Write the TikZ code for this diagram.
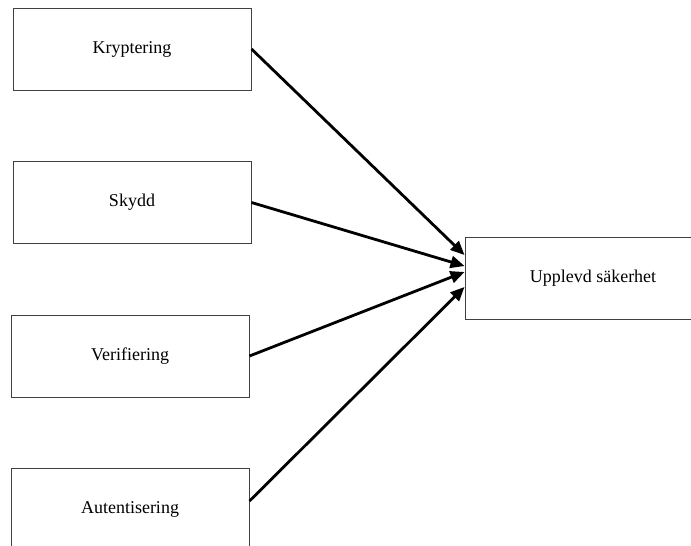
\documentclass[tikz,border=0pt]{standalone}
\usepackage{fontspec}
\setmainfont{Liberation Serif}
\usetikzlibrary{arrows.meta,calc}

\tikzset{
    factor/.style = {draw = black!75, line width = 1pt, rectangle, minimum width = 238pt, minimum height = 82pt, font = \fontsize{18}{20}\selectfont},
    effect/.style = {draw, line width = 2.8pt, -{Triangle[length = 14pt, width = 12pt]}}
}

\begin{document}
\begin{tikzpicture}[x = 1pt, y = -1pt]
                \useasboundingbox (0,0) rectangle (691,546);
                % factors
                \node[factor](kryp)at(132,49){Kryptering};
                \node[factor](skydd)at(132,202.5){Skydd};
                \node[factor](verif)at(130,356){Verifiering};
                \node[factor](autent)at(130,509){Autentisering};
                % outcome
                \node[factor, minimum width = 256pt](upplevd)at(593,278){Upplevd säkerhet};
                % arrows
                \path[effect](kryp.east)to([yshift = 23pt]upplevd.west);
                \path[effect](skydd.east)to([yshift = 12pt]upplevd.west);
                \path[effect](verif.east)to([yshift = 6pt]upplevd.west);
                \path[effect]([yshift = 8pt]autent.east)to([yshift = -9pt]upplevd.west);
            \end{tikzpicture}
\end{document}
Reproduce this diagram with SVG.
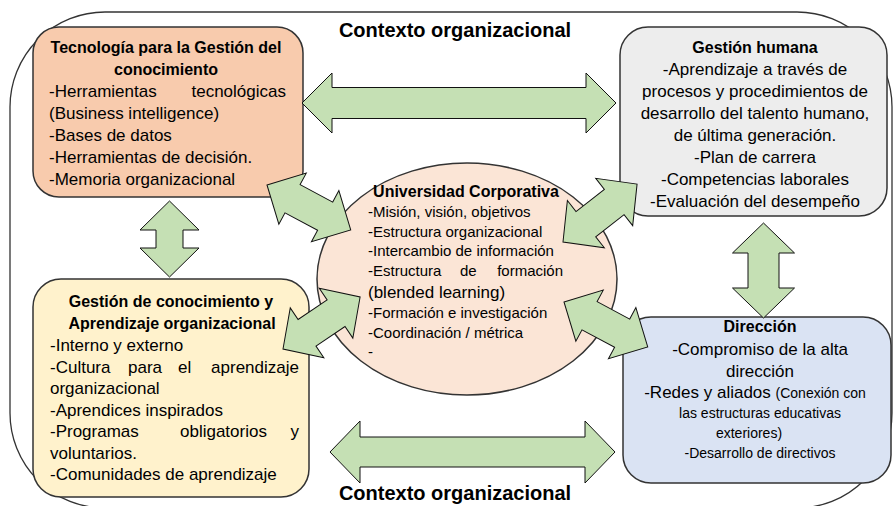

The exercise:
Repeat the records word for word. Any picture in them should be left out.

Solution to this task:
Write the TikZ code for this diagram.
\documentclass[tikz,border=0pt]{standalone}
\usepackage{fontspec}
\setmainfont{Liberation Serif}
\usetikzlibrary{arrows.meta,calc}

\tikzset{
    factor/.style = {draw = black!75, line width = 1pt, rectangle, minimum width = 238pt, minimum height = 82pt, font = \fontsize{18}{20}\selectfont},
    effect/.style = {draw, line width = 2.8pt, -{Triangle[length = 14pt, width = 12pt]}}
}

\begin{document}
\begin{tikzpicture}[x = 1pt, y = -1pt]
                \useasboundingbox (0,0) rectangle (691,546);
                % factors
                \node[factor](kryp)at(132,49){Kryptering};
                \node[factor](skydd)at(132,202.5){Skydd};
                \node[factor](verif)at(130,356){Verifiering};
                \node[factor](autent)at(130,509){Autentisering};
                % outcome
                \node[factor, minimum width = 256pt](upplevd)at(593,278){Upplevd säkerhet};
                % arrows
                \path[effect](kryp.east)to([yshift = 23pt]upplevd.west);
                \path[effect](skydd.east)to([yshift = 12pt]upplevd.west);
                \path[effect](verif.east)to([yshift = 6pt]upplevd.west);
                \path[effect]([yshift = 8pt]autent.east)to([yshift = -9pt]upplevd.west);
            \end{tikzpicture}
\end{document}
Reproduce this diagram with SVG.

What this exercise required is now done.